Senior Staff Developer Advocate @ MongoDB
FAQs
What is the critical first step in securing a MongoDB cluster?
Security is absolutely critical. Enabling authentication and setting up role-based access control (RBAC) is the essential first step to ensure only authorized users and applications can access and modify the data. Securing communications between cluster nodes with SSL is also essential.
What is considered an acceptable upper limit for replication lag in a healthy production cluster?
While this varies by workload and topology, replication lag should ideally be in the one-second range. Any lag consistently exceeding 10 seconds is generally considered an issue that may compromise high availability.

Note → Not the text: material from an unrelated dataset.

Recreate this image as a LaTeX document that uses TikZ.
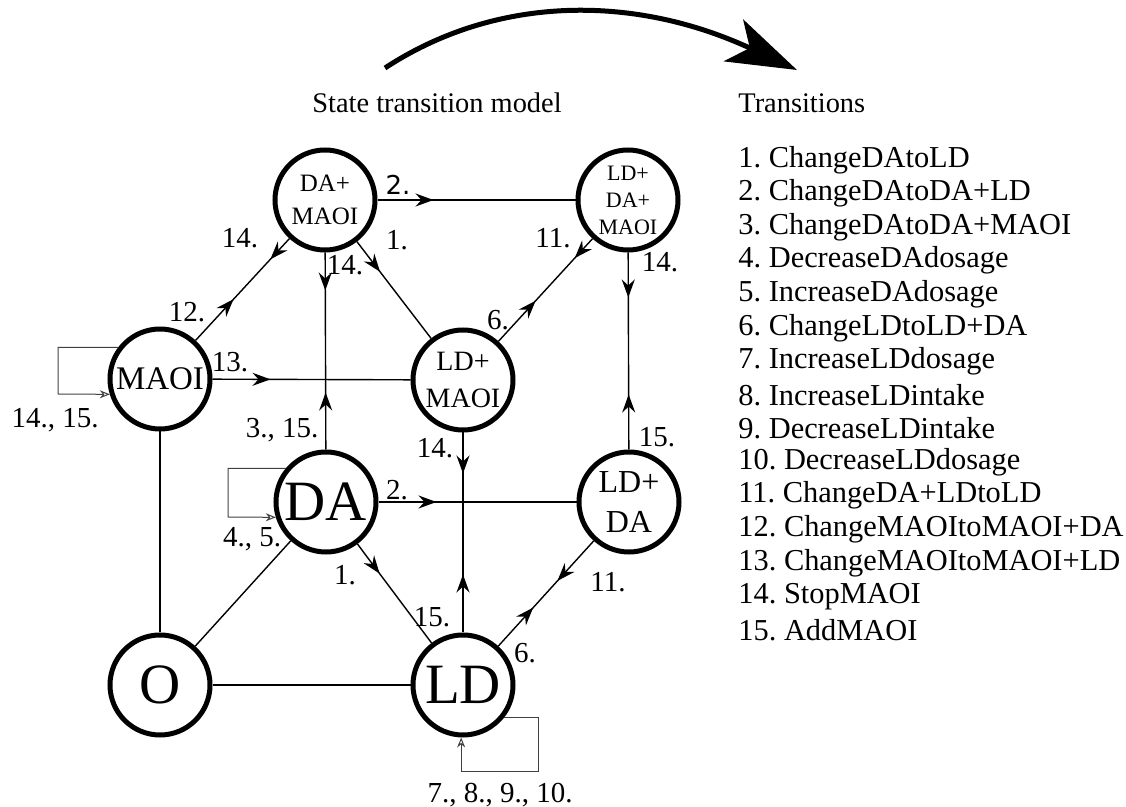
\documentclass[tikz,border=0pt]{standalone}
\usepackage{fontspec}
\setmainfont{Liberation Serif}
\newfontfamily\numsans{DejaVu Sans}
\usetikzlibrary{arrows.meta,decorations.markings}

\begin{document}
\frenchspacing
\begin{tikzpicture}[x=0.5pt,y=-0.5pt,
  state/.style={circle, draw, line width=2.5pt, minimum size=50pt, inner sep=0pt, align=center},
  edge/.style={line width=0.7pt},
  midtip/.tip={Stealth[length=9pt,width=6.5pt,inset=3pt]},
  fwd/.style={postaction={decorate,decoration={markings,mark=at position #1 with {\arrow{midtip}}}}},
  bwd/.style={postaction={decorate,decoration={markings,mark=at position #1 with {\arrowreversed{midtip}}}}},
  loopline/.style={line width=0.5pt, black!75, -{Stealth[open,length=5pt,width=4pt]}},
  lbl/.style={font=\fontsize{14.5}{16}\selectfont, inner sep=0pt},
  listitem/.style={font=\fontsize{15.2}{17}\selectfont, inner sep=0pt, anchor=west},
]
\useasboundingbox (0,0) rectangle (1126,807);

% headings and the flow arrow between them
\node[font=\fontsize{14.2}{16}\selectfont, inner sep=0pt] (title) at (437,103) {State transition model};
\node[font=\fontsize{14.2}{16}\selectfont, inner sep=0pt, anchor=west] (trhead) at (738,103) {Transitions};
\coordinate (flowstart) at (385,68);
\coordinate (flowend) at (797,70);
\draw[line width=2.5pt, -{Stealth[length=35pt,width=23pt,inset=9pt]}]
  (flowstart) .. controls (498,-6) and (636,-5) .. (flowend);

% states
\node[state, font=\fontsize{12.5}{16.5}\selectfont] (DAM)   at (325,200) {DA+\\MAOI};
\node[state, font=\fontsize{11}{13.5}\selectfont]   (LDDAM) at (628,200) {LD+\\DA+\\MAOI};
\node[state, font=\fontsize{16.5}{18}\selectfont]   (MAOI)  at (160,379) {MAOI};
\node[state, font=\fontsize{14}{18.5}\selectfont]   (LDM)   at (463,380) {LD+\\MAOI};
\node[state, font=\fontsize{28.5}{30}\selectfont]   (DA)    at (326,502) {DA};
\node[state, font=\fontsize{16}{20}\selectfont]     (LDDA)  at (629,502) {LD+\\DA};
\node[state, font=\fontsize{28.5}{30}\selectfont]   (O)     at (160,685) {O};
\node[state, font=\fontsize{28.5}{30}\selectfont]   (LD)    at (463,685) {LD};

% transitions
\draw[edge, fwd=28pt] (DAM) -- (LDDAM);
\draw[edge, fwd=28.5pt, bwd=-19pt] (DA) -- (DAM);
\draw[edge, fwd=28pt, bwd=-14pt] (MAOI) -- (DAM);
\draw[edge, fwd=29pt] (MAOI) -- (LDM);
\draw[edge, fwd=19pt] (DAM) -- (LDM);
\draw[edge, fwd=27.5pt, bwd=-13pt] (LDM) -- (LDDAM);
\draw[edge, fwd=27.5pt, bwd=-22.5pt] (LDDA) -- (LDDAM);
\draw[edge, fwd=29pt, bwd=-20.5pt] (LD) -- (LDM);
\draw[edge, fwd=29pt] (DA) -- (LDDA);
\draw[edge, fwd=18.5pt] (DA) -- (LD);
\draw[edge, fwd=26pt, bwd=-27pt] (LD) -- (LDDA);
\draw[edge] (O) -- (LD);
\draw[edge] (O) -- (MAOI);
\draw[edge] (O) -- (DA);

% self transitions
\coordinate (maoiloop) at (58,394);
\coordinate (daloop) at (228,517);
\coordinate (ldloop) at (538,772);
\draw[loopline] (MAOI.143) -| (maoiloop) -- (MAOI.197);
\draw[loopline] (DA.140) -| (daloop) -- (DA.197);
\draw[loopline] (LD.-38) -| (ldloop) -| (LD.-92);

% transition numbers
\node[font=\numsans\fontsize{13}{14}\selectfont, inner sep=0pt] (l2a) at (398,185) {2.};
\node[lbl] (l14a) at (240,238) {14.};
\node[lbl] (l1a) at (397,240) {1.};
\node[lbl] (l14b) at (345,265) {14.};
\node[lbl] (l11a) at (553,238) {11.};
\node[lbl] (l14c) at (660,262) {14.};
\node[lbl] (l12) at (187,312) {12.};
\node[lbl] (l6a) at (498,320) {6.};
\node[lbl] (l13) at (230,362) {13.};
\node[lbl] (l315) at (282,430) {3., 15.};
\node[lbl] (l1415) at (55,420) {14., 15.};
\node[lbl] (l14d) at (435,448) {14.};
\node[lbl] (l15a) at (657,437) {15.};
\node[lbl] (l2b) at (397,490) {2.};
\node[lbl] (l45) at (252,539) {4., 5.};
\node[lbl] (l1b) at (345,575) {1.};
\node[lbl] (l11b) at (608,582) {11.};
\node[lbl] (l15b) at (432,617) {15.};
\node[lbl] (l6b) at (525,653) {6.};
\node[lbl] (l78910) at (500,795) {7., 8., 9., 10.};

% list of transitions
\foreach \t [count=\i] in {ChangeDAtoLD, ChangeDAtoDA+LD, ChangeDAtoDA+MAOI,
  DecreaseDAdosage, IncreaseDAdosage, ChangeLDtoLD+DA, IncreaseLDdosage,
  IncreaseLDintake, DecreaseLDintake, DecreaseLDdosage, ChangeDA+LDtoLD,
  ChangeMAOItoMAOI+DA, ChangeMAOItoMAOI+LD, StopMAOI, AddMAOI}
  \node[listitem] (tr\i) at (738,{160+33.57*(\i-1)}) {\i. \t};
\end{tikzpicture}
\end{document}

How should I determine the optimal size for the Replication Oplog Window?
A common best practice is to size the oplog to hold at least 24 to 72 hours of operations. However, many users prefer to have a week's worth of operations. This provides enough buffer time for secondaries to catch up after most maintenance windows or outages without requiring a full resync. Another way to look at it is how many days could pass before your team can bring a healthy cluster online again.
Besides missing indexes, what is another common cause of slow queries that requires a deeper performance review?
Inefficient schema design can cause major performance issues, especially queries that lead to unnecessarily large document reads or non-optimized write operations.
The article mentions that a reliable backup strategy is the ultimate safeguard. How frequently should a full restore test be run?
A full restore test should be performed at least once per quarter, or after any major configuration change to the cluster or backup system. This validates the entire recovery pipeline to ensure data is actually recoverable when needed.